▶ [Given instruction]:
Repeat exactly the lines from the start through the line with "from matplotlib.patches import", both ends included.

▶ [Material]:
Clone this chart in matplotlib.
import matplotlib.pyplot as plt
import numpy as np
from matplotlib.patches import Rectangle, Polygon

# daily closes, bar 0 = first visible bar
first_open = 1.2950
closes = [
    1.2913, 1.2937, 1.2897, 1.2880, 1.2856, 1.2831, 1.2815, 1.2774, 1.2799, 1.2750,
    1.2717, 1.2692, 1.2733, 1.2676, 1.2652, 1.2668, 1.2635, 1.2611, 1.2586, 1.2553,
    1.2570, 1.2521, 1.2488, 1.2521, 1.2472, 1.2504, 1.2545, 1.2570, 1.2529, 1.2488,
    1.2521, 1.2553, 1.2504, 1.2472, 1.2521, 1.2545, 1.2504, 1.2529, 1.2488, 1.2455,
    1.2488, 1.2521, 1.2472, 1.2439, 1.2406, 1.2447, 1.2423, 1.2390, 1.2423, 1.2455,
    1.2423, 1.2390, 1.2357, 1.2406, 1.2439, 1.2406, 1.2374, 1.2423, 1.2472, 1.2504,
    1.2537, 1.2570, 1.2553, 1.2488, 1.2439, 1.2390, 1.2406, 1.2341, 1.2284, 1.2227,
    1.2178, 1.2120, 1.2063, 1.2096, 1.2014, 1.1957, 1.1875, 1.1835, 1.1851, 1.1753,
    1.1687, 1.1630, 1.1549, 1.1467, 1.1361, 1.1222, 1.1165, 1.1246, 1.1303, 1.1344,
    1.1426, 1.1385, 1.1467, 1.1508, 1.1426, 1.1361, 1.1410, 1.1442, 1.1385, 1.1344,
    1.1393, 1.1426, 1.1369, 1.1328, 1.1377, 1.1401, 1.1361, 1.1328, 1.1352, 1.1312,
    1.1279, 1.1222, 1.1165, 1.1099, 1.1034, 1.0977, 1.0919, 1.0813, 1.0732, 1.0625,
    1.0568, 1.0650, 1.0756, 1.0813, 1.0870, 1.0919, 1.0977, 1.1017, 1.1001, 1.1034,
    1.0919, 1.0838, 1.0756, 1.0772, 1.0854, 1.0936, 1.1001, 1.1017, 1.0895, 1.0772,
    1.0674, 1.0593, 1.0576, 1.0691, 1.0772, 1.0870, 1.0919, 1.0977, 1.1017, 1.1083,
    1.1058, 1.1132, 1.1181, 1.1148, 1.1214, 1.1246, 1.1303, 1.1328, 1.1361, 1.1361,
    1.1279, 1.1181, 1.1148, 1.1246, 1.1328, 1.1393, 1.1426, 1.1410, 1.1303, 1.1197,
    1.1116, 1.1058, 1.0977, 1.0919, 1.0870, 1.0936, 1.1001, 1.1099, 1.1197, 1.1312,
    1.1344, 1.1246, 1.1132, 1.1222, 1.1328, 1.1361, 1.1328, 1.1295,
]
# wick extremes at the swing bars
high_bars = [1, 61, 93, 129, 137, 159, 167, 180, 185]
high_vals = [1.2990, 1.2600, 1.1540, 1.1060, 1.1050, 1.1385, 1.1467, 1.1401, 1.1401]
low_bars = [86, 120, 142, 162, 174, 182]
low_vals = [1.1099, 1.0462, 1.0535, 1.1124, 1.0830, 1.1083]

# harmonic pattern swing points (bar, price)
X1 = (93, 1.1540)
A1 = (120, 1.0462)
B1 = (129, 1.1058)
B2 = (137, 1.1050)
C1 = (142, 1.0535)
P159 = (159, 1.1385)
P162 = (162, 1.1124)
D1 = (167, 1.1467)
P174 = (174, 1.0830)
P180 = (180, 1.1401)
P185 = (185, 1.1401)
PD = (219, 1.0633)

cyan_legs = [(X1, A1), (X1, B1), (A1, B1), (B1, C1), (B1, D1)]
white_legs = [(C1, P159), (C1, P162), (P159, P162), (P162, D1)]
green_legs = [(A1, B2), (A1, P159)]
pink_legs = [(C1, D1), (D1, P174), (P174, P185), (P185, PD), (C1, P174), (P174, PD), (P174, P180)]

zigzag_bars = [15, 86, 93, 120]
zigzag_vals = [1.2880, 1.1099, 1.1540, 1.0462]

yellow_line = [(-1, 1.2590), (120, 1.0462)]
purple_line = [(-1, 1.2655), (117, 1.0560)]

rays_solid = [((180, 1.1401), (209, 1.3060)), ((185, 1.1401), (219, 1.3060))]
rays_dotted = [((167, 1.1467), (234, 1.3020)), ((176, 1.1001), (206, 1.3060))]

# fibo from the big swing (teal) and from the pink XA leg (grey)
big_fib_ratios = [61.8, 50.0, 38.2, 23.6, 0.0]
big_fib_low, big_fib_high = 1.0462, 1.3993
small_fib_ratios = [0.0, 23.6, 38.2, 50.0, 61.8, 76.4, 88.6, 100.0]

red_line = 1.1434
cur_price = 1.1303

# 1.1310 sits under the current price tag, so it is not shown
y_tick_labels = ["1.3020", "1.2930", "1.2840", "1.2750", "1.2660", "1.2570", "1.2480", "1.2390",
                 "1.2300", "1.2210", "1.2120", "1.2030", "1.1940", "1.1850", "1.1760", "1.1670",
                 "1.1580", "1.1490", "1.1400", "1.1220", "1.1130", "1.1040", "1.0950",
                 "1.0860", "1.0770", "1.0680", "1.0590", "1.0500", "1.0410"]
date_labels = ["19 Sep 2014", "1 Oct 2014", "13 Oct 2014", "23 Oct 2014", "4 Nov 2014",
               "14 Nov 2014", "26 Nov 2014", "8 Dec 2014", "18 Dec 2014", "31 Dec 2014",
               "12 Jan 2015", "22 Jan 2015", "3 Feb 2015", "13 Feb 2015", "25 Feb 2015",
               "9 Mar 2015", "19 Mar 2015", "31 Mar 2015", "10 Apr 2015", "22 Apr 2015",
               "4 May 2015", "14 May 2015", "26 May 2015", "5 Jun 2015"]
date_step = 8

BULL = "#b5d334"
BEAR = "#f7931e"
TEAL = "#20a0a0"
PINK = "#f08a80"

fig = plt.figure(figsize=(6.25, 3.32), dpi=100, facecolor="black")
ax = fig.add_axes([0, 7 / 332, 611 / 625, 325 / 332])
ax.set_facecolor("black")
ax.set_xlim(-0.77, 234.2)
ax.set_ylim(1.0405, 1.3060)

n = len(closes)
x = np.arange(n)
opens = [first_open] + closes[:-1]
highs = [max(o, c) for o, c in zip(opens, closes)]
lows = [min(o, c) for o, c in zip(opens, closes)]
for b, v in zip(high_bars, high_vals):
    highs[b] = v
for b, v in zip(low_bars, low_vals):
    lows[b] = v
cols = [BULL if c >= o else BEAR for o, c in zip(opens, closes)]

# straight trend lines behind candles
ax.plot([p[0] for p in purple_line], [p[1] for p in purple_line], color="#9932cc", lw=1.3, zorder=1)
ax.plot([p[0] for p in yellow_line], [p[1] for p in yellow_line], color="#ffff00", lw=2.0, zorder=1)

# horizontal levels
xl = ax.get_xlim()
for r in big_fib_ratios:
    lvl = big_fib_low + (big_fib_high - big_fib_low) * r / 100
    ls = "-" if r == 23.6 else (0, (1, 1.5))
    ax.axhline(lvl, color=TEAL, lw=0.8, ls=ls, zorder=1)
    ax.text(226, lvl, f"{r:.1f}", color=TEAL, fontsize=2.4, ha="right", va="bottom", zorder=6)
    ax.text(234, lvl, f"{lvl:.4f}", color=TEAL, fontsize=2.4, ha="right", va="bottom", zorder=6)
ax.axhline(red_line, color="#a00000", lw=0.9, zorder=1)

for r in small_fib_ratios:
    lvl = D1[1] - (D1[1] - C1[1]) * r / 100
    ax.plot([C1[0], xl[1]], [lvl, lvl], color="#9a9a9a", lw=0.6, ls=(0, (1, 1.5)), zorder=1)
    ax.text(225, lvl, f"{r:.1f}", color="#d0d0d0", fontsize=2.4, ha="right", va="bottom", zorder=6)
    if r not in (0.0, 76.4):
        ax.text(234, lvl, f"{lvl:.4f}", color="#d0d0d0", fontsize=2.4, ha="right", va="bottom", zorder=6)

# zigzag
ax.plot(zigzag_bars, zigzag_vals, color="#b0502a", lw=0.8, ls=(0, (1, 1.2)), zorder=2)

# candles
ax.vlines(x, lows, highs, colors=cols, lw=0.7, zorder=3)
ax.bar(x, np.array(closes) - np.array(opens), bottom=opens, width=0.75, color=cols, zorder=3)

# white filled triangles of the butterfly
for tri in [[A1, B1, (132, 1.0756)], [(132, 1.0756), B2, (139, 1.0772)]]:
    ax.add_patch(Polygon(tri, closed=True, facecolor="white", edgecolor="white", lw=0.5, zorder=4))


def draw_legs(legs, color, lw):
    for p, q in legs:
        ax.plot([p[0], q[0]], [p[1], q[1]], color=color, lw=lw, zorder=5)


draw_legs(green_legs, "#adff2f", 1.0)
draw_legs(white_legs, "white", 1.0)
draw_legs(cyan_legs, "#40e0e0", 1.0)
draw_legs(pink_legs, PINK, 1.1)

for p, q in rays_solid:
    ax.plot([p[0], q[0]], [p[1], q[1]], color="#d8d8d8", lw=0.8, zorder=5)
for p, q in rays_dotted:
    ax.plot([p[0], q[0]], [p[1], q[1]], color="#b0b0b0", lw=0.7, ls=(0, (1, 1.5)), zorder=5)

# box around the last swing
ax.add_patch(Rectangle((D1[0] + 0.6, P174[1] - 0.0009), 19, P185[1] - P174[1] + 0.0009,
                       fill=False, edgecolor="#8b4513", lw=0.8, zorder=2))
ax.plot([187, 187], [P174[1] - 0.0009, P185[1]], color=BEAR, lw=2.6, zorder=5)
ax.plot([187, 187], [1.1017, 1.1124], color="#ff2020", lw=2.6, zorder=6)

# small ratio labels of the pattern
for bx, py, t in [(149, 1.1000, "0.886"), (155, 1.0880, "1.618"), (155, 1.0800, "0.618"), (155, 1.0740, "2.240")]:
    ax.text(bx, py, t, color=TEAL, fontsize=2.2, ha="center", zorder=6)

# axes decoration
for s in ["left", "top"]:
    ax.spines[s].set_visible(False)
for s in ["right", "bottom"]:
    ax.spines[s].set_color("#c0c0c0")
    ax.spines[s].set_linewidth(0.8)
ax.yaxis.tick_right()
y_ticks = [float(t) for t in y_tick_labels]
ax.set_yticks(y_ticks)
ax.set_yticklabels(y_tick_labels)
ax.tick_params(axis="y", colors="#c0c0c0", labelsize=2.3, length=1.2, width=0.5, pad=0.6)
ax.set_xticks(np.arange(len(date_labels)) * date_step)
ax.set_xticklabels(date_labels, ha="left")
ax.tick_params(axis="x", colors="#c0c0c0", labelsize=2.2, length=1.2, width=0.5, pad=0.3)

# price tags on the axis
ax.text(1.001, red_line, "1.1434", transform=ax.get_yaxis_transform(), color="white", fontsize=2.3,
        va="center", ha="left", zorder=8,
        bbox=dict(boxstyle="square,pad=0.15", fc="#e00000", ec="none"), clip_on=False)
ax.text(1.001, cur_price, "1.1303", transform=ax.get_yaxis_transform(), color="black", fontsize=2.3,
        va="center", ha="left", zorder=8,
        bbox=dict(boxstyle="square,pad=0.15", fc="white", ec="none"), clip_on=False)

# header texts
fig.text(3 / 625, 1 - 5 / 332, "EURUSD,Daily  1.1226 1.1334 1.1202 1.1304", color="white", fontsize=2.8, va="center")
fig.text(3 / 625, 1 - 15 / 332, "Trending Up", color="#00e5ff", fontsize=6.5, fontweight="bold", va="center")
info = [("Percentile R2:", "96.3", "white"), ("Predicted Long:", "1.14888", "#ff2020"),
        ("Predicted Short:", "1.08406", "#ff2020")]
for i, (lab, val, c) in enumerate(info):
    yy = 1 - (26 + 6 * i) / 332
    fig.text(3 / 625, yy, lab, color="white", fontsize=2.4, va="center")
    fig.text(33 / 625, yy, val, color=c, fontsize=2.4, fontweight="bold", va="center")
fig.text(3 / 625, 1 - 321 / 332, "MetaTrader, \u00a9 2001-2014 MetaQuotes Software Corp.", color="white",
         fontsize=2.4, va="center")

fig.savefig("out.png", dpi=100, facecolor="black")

▶ [Written answer]:
Clone this chart in matplotlib.
import matplotlib.pyplot as plt
import numpy as np
from matplotlib.patches import Rectangle, Polygon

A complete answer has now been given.